▶ [Instruction]
Reproduce, word for word, the span of lines starting at the line holding "Give me the D3.js source for this chart." and ending at the line holding "const gshTicks = [0, 10, 20, 30, 40, 50];". Omit every picture.
## Begin Exercise inputs
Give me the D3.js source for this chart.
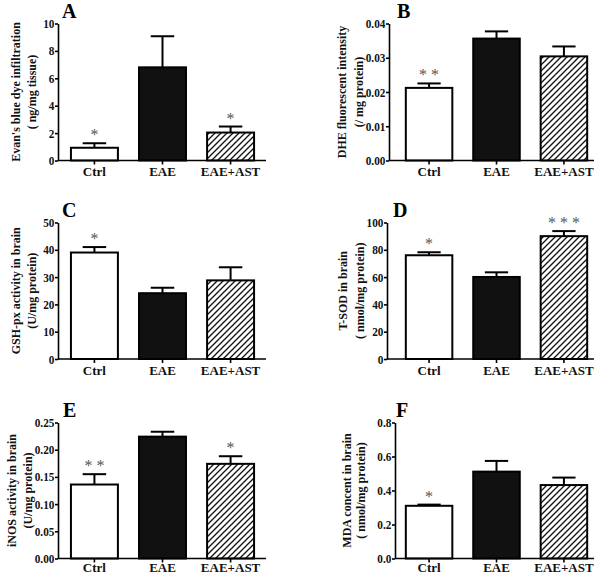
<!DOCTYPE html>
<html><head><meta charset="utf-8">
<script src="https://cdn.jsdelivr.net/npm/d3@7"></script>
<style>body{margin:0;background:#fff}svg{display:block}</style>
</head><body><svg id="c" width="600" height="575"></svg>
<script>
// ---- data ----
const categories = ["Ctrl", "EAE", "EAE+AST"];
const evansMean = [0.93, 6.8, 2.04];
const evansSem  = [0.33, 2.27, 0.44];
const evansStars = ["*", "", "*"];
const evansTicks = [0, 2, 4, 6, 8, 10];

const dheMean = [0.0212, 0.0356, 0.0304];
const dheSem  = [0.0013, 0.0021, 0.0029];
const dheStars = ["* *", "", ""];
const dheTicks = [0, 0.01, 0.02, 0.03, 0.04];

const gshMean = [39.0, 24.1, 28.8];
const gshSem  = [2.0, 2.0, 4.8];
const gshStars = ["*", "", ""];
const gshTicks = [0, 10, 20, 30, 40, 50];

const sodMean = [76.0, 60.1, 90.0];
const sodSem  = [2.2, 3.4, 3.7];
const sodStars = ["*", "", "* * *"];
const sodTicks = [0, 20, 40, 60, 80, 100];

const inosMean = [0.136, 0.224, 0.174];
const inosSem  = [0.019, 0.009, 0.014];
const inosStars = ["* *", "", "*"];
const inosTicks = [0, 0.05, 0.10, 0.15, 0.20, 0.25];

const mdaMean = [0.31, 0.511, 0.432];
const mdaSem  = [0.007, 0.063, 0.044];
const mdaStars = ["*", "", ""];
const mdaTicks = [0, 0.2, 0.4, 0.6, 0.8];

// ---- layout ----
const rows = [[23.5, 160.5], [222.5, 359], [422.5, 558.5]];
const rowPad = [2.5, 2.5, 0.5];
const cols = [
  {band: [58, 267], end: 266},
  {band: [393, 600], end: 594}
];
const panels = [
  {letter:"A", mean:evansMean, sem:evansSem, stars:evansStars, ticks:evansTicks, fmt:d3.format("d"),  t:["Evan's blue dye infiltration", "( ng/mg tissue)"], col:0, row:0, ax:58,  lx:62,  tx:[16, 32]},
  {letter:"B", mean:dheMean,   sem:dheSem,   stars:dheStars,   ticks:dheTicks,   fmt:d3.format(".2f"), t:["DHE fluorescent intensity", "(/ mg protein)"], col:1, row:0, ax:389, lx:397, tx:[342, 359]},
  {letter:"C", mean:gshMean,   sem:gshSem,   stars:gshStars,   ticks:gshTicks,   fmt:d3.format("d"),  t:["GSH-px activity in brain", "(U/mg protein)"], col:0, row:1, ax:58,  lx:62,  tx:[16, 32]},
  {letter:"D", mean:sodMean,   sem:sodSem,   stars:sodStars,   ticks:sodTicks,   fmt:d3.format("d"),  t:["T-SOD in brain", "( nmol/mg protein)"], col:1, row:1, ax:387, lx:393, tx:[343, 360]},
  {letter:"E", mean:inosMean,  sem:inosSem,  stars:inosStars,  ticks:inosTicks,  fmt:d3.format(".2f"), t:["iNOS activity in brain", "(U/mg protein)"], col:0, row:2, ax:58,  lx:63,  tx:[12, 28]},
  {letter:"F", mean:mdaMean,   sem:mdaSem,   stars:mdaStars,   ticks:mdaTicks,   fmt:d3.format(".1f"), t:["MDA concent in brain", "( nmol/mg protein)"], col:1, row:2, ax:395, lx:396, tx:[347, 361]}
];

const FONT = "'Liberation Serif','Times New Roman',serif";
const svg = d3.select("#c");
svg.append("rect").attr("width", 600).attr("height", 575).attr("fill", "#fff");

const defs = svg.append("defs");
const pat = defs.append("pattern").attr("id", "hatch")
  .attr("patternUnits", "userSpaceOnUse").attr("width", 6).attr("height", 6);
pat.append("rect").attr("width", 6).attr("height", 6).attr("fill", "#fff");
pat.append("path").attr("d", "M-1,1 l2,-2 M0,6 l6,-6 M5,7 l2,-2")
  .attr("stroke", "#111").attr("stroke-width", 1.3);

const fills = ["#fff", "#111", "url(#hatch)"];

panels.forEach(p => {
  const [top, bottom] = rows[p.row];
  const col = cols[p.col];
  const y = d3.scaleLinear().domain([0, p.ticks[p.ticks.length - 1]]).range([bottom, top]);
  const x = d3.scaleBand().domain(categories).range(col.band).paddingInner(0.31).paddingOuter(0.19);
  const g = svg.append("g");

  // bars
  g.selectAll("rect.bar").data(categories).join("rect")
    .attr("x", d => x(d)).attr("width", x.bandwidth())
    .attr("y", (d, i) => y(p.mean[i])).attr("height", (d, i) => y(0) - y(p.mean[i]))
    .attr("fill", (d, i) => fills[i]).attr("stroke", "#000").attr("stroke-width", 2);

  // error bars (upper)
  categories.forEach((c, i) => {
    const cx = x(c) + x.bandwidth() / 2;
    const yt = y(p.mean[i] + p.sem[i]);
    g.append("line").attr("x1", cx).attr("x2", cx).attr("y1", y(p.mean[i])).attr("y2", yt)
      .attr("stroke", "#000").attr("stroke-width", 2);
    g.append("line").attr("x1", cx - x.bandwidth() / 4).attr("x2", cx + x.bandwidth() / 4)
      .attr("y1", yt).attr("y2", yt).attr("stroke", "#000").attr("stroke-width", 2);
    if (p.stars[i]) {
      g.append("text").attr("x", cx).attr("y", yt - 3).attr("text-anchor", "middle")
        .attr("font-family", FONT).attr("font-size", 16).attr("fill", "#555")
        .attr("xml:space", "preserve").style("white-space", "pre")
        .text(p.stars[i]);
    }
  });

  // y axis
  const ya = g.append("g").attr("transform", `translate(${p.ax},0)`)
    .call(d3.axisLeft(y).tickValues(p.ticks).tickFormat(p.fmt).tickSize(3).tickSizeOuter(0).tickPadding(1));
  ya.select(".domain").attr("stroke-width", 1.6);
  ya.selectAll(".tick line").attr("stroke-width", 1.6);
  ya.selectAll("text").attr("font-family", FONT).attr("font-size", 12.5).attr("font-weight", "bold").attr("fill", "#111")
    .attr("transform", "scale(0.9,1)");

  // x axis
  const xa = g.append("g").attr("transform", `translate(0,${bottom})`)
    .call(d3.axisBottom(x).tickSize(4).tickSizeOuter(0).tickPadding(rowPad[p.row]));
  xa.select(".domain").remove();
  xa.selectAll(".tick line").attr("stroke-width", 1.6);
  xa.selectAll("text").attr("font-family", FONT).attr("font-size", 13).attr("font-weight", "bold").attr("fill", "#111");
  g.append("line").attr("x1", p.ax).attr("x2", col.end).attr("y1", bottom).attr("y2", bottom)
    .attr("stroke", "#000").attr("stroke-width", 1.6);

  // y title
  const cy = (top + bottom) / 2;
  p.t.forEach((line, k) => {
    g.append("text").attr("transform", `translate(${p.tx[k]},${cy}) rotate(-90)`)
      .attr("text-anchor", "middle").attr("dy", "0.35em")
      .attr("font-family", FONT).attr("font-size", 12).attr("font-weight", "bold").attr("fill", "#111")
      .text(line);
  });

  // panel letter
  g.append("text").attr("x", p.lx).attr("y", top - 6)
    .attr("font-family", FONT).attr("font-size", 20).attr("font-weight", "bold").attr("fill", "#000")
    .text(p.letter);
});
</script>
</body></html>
## End Exercise inputs
## Begin Exercise inputs
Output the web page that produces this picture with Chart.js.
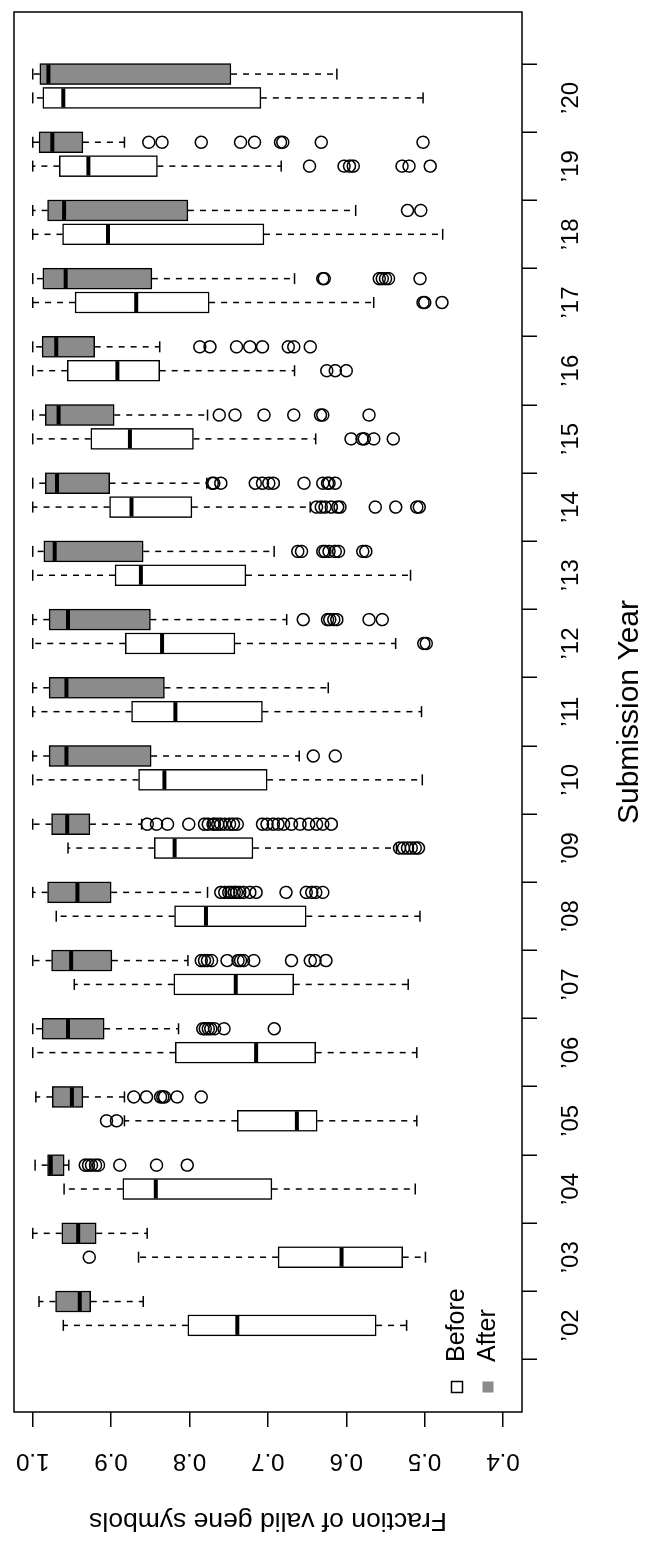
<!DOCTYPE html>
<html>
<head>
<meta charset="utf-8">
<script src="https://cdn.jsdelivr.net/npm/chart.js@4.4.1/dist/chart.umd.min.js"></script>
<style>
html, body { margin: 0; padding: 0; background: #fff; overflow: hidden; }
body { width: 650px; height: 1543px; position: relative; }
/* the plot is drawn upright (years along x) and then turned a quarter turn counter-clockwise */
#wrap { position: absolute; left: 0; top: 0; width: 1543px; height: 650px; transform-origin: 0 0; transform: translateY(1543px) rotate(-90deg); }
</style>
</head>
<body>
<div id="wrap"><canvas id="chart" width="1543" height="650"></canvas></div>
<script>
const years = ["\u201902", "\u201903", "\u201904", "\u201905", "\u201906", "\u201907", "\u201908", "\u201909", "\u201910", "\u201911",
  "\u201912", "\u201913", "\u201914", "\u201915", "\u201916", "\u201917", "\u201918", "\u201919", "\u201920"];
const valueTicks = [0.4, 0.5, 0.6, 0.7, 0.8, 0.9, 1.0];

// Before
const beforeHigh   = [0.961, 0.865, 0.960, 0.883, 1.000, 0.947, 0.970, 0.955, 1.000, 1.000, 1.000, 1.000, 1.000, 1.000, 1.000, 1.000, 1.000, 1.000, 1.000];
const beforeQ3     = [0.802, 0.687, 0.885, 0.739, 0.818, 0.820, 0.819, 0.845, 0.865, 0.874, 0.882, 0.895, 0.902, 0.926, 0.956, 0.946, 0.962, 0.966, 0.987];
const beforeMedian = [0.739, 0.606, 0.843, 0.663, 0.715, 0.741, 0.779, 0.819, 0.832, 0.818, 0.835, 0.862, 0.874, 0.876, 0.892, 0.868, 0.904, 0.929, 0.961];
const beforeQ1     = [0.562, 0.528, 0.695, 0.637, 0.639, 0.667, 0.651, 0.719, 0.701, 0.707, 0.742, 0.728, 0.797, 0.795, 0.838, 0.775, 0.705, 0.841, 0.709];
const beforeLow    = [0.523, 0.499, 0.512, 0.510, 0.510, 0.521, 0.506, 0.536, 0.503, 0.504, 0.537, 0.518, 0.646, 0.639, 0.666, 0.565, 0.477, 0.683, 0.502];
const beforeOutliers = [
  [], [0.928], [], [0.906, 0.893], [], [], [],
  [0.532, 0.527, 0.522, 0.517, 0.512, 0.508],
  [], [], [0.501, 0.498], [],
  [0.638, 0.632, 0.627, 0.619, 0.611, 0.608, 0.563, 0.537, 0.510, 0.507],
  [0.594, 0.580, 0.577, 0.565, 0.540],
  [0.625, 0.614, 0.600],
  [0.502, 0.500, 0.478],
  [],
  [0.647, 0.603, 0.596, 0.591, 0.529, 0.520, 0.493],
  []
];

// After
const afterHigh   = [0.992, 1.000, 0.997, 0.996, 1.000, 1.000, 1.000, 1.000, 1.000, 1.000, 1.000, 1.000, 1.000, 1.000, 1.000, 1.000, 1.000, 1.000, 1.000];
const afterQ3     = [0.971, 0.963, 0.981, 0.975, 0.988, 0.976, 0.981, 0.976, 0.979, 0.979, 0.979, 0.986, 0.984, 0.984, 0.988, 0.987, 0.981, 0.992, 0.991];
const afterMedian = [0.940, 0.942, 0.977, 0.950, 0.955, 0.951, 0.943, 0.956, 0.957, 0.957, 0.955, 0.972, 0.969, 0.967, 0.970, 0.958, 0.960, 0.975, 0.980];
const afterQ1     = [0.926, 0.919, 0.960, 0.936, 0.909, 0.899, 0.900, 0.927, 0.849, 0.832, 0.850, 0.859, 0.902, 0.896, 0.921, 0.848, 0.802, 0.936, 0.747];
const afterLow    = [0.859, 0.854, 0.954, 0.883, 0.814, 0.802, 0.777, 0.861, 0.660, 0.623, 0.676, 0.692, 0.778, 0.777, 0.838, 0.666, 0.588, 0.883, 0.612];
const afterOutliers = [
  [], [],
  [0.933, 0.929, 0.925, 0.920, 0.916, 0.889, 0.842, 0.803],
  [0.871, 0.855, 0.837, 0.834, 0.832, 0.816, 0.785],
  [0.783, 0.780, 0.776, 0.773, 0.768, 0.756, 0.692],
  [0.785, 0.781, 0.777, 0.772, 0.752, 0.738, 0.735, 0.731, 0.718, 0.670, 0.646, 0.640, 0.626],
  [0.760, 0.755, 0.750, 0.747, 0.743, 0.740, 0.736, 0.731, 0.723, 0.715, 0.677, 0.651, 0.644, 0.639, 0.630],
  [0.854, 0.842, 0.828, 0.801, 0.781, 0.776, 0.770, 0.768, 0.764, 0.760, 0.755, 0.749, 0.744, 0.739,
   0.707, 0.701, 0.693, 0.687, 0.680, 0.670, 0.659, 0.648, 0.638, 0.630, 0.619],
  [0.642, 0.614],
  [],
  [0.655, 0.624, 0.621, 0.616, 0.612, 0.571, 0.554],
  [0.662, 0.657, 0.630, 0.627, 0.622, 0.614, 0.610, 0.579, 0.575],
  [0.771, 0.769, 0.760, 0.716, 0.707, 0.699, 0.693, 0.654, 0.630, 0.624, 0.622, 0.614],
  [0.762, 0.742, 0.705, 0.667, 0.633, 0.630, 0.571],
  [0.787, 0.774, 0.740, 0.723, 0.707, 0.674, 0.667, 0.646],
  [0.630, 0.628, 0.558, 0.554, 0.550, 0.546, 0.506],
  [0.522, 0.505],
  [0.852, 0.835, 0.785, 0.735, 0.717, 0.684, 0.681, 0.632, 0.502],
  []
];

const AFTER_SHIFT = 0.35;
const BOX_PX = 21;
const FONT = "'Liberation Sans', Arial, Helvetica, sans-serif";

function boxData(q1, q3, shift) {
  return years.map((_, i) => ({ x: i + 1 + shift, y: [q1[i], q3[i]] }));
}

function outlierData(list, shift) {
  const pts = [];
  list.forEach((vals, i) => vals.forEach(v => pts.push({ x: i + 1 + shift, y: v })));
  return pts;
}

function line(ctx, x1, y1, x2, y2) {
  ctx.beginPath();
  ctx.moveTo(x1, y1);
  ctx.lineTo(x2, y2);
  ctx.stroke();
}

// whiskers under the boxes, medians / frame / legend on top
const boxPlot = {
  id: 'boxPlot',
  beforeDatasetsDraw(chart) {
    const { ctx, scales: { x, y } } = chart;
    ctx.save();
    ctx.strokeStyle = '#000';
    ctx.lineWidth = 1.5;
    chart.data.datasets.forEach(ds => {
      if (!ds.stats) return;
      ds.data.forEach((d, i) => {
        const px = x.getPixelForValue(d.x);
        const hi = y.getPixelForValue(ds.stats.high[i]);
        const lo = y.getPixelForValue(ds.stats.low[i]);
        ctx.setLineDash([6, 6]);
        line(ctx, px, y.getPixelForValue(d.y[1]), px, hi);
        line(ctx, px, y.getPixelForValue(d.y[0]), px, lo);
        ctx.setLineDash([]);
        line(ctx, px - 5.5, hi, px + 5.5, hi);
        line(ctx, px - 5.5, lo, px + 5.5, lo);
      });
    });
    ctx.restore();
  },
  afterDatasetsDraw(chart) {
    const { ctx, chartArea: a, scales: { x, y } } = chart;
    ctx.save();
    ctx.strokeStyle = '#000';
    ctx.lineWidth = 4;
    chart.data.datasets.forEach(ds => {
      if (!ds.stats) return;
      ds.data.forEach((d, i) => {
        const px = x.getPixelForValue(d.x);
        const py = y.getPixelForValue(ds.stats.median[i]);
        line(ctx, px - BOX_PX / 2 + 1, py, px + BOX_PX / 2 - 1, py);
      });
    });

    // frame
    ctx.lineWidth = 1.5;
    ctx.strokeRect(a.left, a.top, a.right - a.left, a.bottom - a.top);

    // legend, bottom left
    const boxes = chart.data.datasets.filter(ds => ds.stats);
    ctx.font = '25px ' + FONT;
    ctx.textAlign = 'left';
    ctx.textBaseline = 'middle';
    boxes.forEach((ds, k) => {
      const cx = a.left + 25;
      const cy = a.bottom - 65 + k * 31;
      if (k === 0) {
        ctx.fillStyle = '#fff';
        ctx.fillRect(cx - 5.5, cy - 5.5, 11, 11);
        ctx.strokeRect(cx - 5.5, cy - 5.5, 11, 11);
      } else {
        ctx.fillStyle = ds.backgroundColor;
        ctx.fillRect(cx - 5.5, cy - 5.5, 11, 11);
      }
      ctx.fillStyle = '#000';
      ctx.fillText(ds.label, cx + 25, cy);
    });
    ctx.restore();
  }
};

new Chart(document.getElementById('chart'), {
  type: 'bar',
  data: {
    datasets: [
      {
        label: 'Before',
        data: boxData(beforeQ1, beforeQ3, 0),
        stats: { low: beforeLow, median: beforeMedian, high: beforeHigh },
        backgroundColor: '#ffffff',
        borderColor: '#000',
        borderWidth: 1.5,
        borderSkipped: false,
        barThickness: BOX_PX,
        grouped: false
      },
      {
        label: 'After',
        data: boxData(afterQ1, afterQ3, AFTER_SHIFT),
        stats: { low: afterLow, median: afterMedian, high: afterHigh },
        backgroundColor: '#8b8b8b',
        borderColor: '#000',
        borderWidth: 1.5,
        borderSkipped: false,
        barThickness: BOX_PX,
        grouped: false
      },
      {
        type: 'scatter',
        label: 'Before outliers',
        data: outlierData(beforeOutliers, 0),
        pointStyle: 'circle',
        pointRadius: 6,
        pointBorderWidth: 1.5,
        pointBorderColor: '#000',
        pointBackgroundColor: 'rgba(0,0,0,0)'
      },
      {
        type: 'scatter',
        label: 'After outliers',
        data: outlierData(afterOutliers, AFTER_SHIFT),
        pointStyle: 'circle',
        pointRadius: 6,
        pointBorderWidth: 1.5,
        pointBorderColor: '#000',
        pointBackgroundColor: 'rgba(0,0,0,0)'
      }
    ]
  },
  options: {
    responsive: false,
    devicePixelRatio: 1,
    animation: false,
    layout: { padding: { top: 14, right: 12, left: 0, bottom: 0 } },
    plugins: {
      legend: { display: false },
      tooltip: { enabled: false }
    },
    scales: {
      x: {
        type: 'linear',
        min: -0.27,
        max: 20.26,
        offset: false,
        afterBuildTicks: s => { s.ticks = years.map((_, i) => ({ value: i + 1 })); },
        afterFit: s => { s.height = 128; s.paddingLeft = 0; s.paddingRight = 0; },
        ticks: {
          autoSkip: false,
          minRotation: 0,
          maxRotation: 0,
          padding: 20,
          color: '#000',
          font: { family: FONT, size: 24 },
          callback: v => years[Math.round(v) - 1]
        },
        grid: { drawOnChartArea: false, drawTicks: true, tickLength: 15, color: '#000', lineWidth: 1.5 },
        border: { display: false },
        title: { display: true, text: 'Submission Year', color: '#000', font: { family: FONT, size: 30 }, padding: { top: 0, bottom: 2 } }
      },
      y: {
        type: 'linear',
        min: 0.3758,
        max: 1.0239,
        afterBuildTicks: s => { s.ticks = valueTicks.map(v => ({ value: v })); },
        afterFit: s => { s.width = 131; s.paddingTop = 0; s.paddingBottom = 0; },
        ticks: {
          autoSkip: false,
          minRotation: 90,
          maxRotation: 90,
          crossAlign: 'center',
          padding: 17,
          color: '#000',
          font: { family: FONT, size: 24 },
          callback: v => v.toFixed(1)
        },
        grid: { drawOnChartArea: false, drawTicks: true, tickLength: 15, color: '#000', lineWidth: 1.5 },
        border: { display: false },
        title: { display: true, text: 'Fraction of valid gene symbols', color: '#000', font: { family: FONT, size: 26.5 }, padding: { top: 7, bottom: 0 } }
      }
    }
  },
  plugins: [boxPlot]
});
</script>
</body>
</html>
## End Exercise inputs
▶ [Correct output]
Give me the D3.js source for this chart.
<!DOCTYPE html>
<html><head><meta charset="utf-8">
<script src="https://cdn.jsdelivr.net/npm/d3@7"></script>
<style>body{margin:0;background:#fff}svg{display:block}</style>
</head><body><svg id="c" width="600" height="575"></svg>
<script>
// ---- data ----
const categories = ["Ctrl", "EAE", "EAE+AST"];
const evansMean = [0.93, 6.8, 2.04];
const evansSem  = [0.33, 2.27, 0.44];
const evansStars = ["*", "", "*"];
const evansTicks = [0, 2, 4, 6, 8, 10];

const dheMean = [0.0212, 0.0356, 0.0304];
const dheSem  = [0.0013, 0.0021, 0.0029];
const dheStars = ["* *", "", ""];
const dheTicks = [0, 0.01, 0.02, 0.03, 0.04];

const gshMean = [39.0, 24.1, 28.8];
const gshSem  = [2.0, 2.0, 4.8];
const gshStars = ["*", "", ""];
const gshTicks = [0, 10, 20, 30, 40, 50];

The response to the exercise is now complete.